I am a former atheist turned Catholic. Being raised in a Protestant Christian environment, I came to reject Christianity because I could not reconcile it with reason. After entering adulthood and opening myself back up to the religious question, I came to appreciate the rich intellectual tradition of the Church. Upon pursuing Catholicism, I came to see Catholic Christianity as the completed picture, and much more palatable than the Christianity I knew as a child.
It’s been about a year-and-a-half now since I was received into the Church, and I am currently having a “crisis of faith.” It is this: Why should I accept that what the Church says is revealed by God is precisely that? Why should I take the Church on her word, and not Muhammed or Joseph Smith or someone else?

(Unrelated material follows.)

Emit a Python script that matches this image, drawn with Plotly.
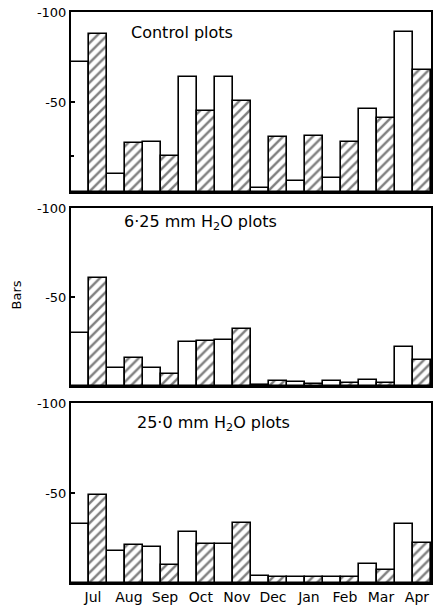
import plotly.graph_objects as go

months = ["Jul", "Aug", "Sep", "Oct", "Nov", "Dec", "Jan", "Feb", "Mar", "Apr"]

control_open = [-72, -10, -28, -64, -64, -2, -6, -8, -46, -89]
control_hatch = [-88, -27, -20, -45, -50.5, -30.5, -31, -28, -41, -67.5]

h625_open = [-30, -10, -10, -24.5, -26, -0.5, -2, -3, -3.5, -22]
h625_hatch = [-60.5, -15.5, -7, -25, -32, -3, -1, -1.5, -1.5, -14.5]

h25_open = [-33, -17.5, -20, -28.5, -21.5, -4, -3.5, -3.5, -10.5, -33]
h25_hatch = [-49, -21, -10, -21.5, -33.5, -3.5, -3.5, -3.5, -7, -22]

panel_titles = ["Control plots", "6·25 mm H<sub>2</sub>O plots", "25·0 mm H<sub>2</sub>O plots"]
y_ticks = [-100, -50]
y_ticktext = ["-100", "-50"]

panels = [(control_open, control_hatch), (h625_open, h625_hatch), (h25_open, h25_hatch)]

FONT = "DejaVu Sans, Verdana, sans-serif"

fig = go.Figure()
domains = [[0.6848, 1.0], [0.345, 0.6567], [0.0, 0.3152]]
text_pos = [(2.7, -88.5), (2.32, -92), (3.04, -88.5)]

open_x = [2 * i for i in range(len(months))]
hatch_x = [2 * i + 1 for i in range(len(months))]
month_ticks = [2 * i + 0.72 for i in range(len(months))]

layout = {}
for p, (ov, hv) in enumerate(panels):
    xa = "x" if p == 0 else f"x{p+1}"
    ya = "y" if p == 0 else f"y{p+1}"
    fig.add_trace(go.Bar(x=open_x, y=ov, width=1, xaxis=xa, yaxis=ya,
                         marker=dict(color="white", line=dict(color="black", width=1.6)),
                         showlegend=False, hoverinfo="skip"))
    fig.add_trace(go.Bar(x=hatch_x, y=hv, width=1, xaxis=xa, yaxis=ya,
                         marker=dict(color="white", line=dict(color="black", width=1.6),
                                     pattern=dict(shape="/", fgcolor="black", bgcolor="white",
                                                  size=7, solidity=0.35)),
                         showlegend=False, hoverinfo="skip"))
    xkey = "xaxis" if p == 0 else f"xaxis{p+1}"
    ykey = "yaxis" if p == 0 else f"yaxis{p+1}"
    layout[xkey] = dict(domain=[0, 1], anchor=ya, range=[-0.5, 19.5],
                        showline=True, mirror=True, linecolor="black", linewidth=2,
                        showgrid=False, zeroline=False, ticks="",
                        tickvals=month_ticks if p == 2 else [],
                        ticktext=months if p == 2 else [],
                        showticklabels=(p == 2),
                        tickfont=dict(family=FONT, size=14, color="black"))
    ydict = dict(domain=domains[p], anchor=xa, range=[0, -100],
                 showline=True, mirror=True, linecolor="black", linewidth=2,
                 showgrid=False, zeroline=False,
                 tickvals=y_ticks, ticktext=y_ticktext,
                 ticks="inside", ticklen=4, tickwidth=1.5, tickcolor="black",
                 tickfont=dict(family=FONT, size=13, color="black"))
    if p == 0:
        ydict["minor"] = dict(tickvals=[-20], ticks="inside", ticklen=3, tickwidth=1.5,
                              tickcolor="black")
    layout[ykey] = ydict
    tx, ty = text_pos[p]
    fig.add_annotation(x=tx, y=ty, xref=xa, yref=ya, text=panel_titles[p],
                       showarrow=False, xanchor="left", yanchor="middle",
                       font=dict(family=FONT, size=16, color="black"))

fig.add_annotation(x=0, y=0.5, xref="paper", yref="paper", text="Bars",
                   textangle=-90, showarrow=False, xanchor="center", yanchor="middle",
                   xshift=-55, yshift=2, font=dict(family=FONT, size=13, color="black"))

fig.update_layout(**layout)
fig.update_layout(width=433, height=606, margin=dict(l=71, r=0, t=12, b=23),
                  barmode="overlay", bargap=0, plot_bgcolor="white", paper_bgcolor="white",
                  hovermode=False)

fig.write_html("out.html", config={"displayModeBar": False},
               post_script="document.body.style.margin='0';document.body.style.overflow='hidden';")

I myself can examine the Church’s arguments in favor of God’s existence, or God’s personhood, or the existence of the soul, et cetera. They appeal to my reason, and I can accept them or deny them with this faculty. Indeed, the doctors of the Church have done much to convince me that the Church is right on a great number of things. At the very least, I would upon giving up Christianity embrace some other form of dogma-less theism.
But when it comes to what is revealed by God: Scriptural authority, the trinity, et cetera… I cannot hold these things against the light of reason. That requires me to simply put my faith in the Church’s testimony. If the Church tells me that Holy Scripture is divinely inspired and truthful, and Scripture (or, again, the Church) tells me that Jesus was God and died for my sins, I seemingly cannot appeal to reason to see if these things are actually true. To some extent, I can tell whether or not they probably or probably aren’t true, or whether they could be or couldn’t possibly be true, but it really requires a leap of faith to accept as true.
Ultimately, I don’t see why God would require this from me. And if he should, how do I know to trust the Church and not one of the myriad other religious bodies or individuals claiming divine revelation? And why should the eternal fate of my soul hinge upon this decision?